### Data extract

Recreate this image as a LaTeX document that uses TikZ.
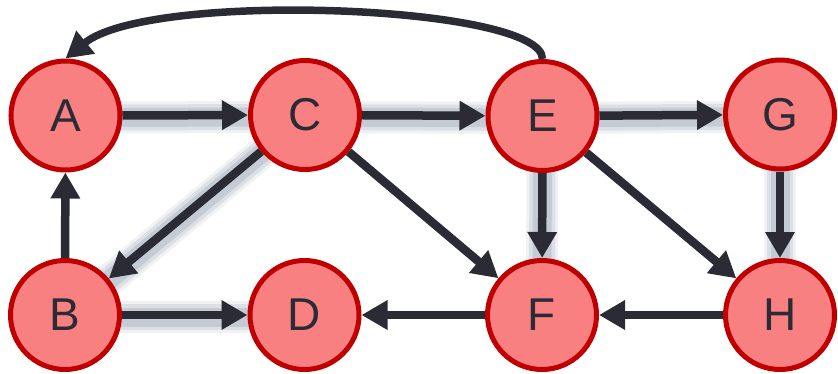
\documentclass[tikz,border=0pt]{standalone}
\usepackage{fontspec}
\setmainfont{Liberation Sans}
\usetikzlibrary{arrows.meta}
\pgfdeclarelayer{bg}
\pgfsetlayers{bg,main}
\definecolor{nodefill}{HTML}{F88080}
\definecolor{nodeborder}{HTML}{C00000}
\definecolor{ink}{HTML}{2A2B35}
\definecolor{glowc}{HTML}{7F8CA0}
\newcommand\glowedge[2]{%
  \begin{pgfonlayer}{bg}
    \foreach \w/\o in {32/0.12, 26/0.17, 19/0.25}{
      \draw[glowc, line width=\w pt, opacity=\o, line cap=round, transform canvas={yshift=-2pt}] (#1) -- (#2);
    }
  \end{pgfonlayer}}
\begin{document}
\begin{tikzpicture}[x=1pt,y=-1pt,
  vertex/.style={circle, fill=nodefill, draw=nodeborder, line width=5pt,
    minimum size=109pt, inner sep=0pt, text=ink,
    font=\fontsize{46}{46}\selectfont},
  edge/.style={draw=ink, line width=8.5pt, -{Triangle[length=26pt,width=28pt]}},
  curveedge/.style={draw=ink, line width=7.5pt, -{Triangle[length=26pt,width=28pt]}}
]
\useasboundingbox (0,0) rectangle (838,373);
\node[vertex] (A) at (65.5,115.5) {A};
\node[vertex] (C) at (305,115) {C};
\node[vertex] (E) at (542.5,116) {E};
\node[vertex] (G) at (780,114.5) {G};
\node[vertex] (B) at (65,315) {B};
\node[vertex] (D) at (304.5,315) {D};
\node[vertex] (F) at (542,315) {F};
\node[vertex] (H) at (780,315) {H};

\glowedge{A}{C}
\glowedge{C}{E}
\glowedge{E}{G}
\glowedge{C}{B}
\glowedge{B}{D}
\glowedge{E}{F}
\glowedge{G}{H}

\begin{pgfonlayer}{bg}
\draw[edge] (A) -- (C);
\draw[edge] (C) -- (E);
\draw[edge] (E) -- (G);
\draw[edge] (C) -- (B);
\draw[edge] (C) -- (F);
\draw[edge] (B) -- (A);
\draw[edge] (B) -- (D);
\draw[edge] (E) -- (F);
\draw[edge] (E) -- (H);
\draw[edge] (G) -- (H);
\draw[edge] (F) -- (D);
\draw[edge] (H) -- (F);
\draw[curveedge] (E.north) .. controls (543,5) and (150,-10) .. (A.north);
\end{pgfonlayer}
\end{tikzpicture}
\end{document}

### Exercise aim
Output the material word for word, omitting its pictures.

### Task output
Recreate this image as a LaTeX document that uses TikZ.
\documentclass[tikz,border=0pt]{standalone}
\usepackage{fontspec}
\setmainfont{Liberation Sans}
\usetikzlibrary{arrows.meta}
\pgfdeclarelayer{bg}
\pgfsetlayers{bg,main}
\definecolor{nodefill}{HTML}{F88080}
\definecolor{nodeborder}{HTML}{C00000}
\definecolor{ink}{HTML}{2A2B35}
\definecolor{glowc}{HTML}{7F8CA0}
\newcommand\glowedge[2]{%
  \begin{pgfonlayer}{bg}
    \foreach \w/\o in {32/0.12, 26/0.17, 19/0.25}{
      \draw[glowc, line width=\w pt, opacity=\o, line cap=round, transform canvas={yshift=-2pt}] (#1) -- (#2);
    }
  \end{pgfonlayer}}
\begin{document}
\begin{tikzpicture}[x=1pt,y=-1pt,
  vertex/.style={circle, fill=nodefill, draw=nodeborder, line width=5pt,
    minimum size=109pt, inner sep=0pt, text=ink,
    font=\fontsize{46}{46}\selectfont},
  edge/.style={draw=ink, line width=8.5pt, -{Triangle[length=26pt,width=28pt]}},
  curveedge/.style={draw=ink, line width=7.5pt, -{Triangle[length=26pt,width=28pt]}}
]
\useasboundingbox (0,0) rectangle (838,373);
\node[vertex] (A) at (65.5,115.5) {A};
\node[vertex] (C) at (305,115) {C};
\node[vertex] (E) at (542.5,116) {E};
\node[vertex] (G) at (780,114.5) {G};
\node[vertex] (B) at (65,315) {B};
\node[vertex] (D) at (304.5,315) {D};
\node[vertex] (F) at (542,315) {F};
\node[vertex] (H) at (780,315) {H};

\glowedge{A}{C}
\glowedge{C}{E}
\glowedge{E}{G}
\glowedge{C}{B}
\glowedge{B}{D}
\glowedge{E}{F}
\glowedge{G}{H}

\begin{pgfonlayer}{bg}
\draw[edge] (A) -- (C);
\draw[edge] (C) -- (E);
\draw[edge] (E) -- (G);
\draw[edge] (C) -- (B);
\draw[edge] (C) -- (F);
\draw[edge] (B) -- (A);
\draw[edge] (B) -- (D);
\draw[edge] (E) -- (F);
\draw[edge] (E) -- (H);
\draw[edge] (G) -- (H);
\draw[edge] (F) -- (D);
\draw[edge] (H) -- (F);
\draw[curveedge] (E.north) .. controls (543,5) and (150,-10) .. (A.north);
\end{pgfonlayer}
\end{tikzpicture}
\end{document}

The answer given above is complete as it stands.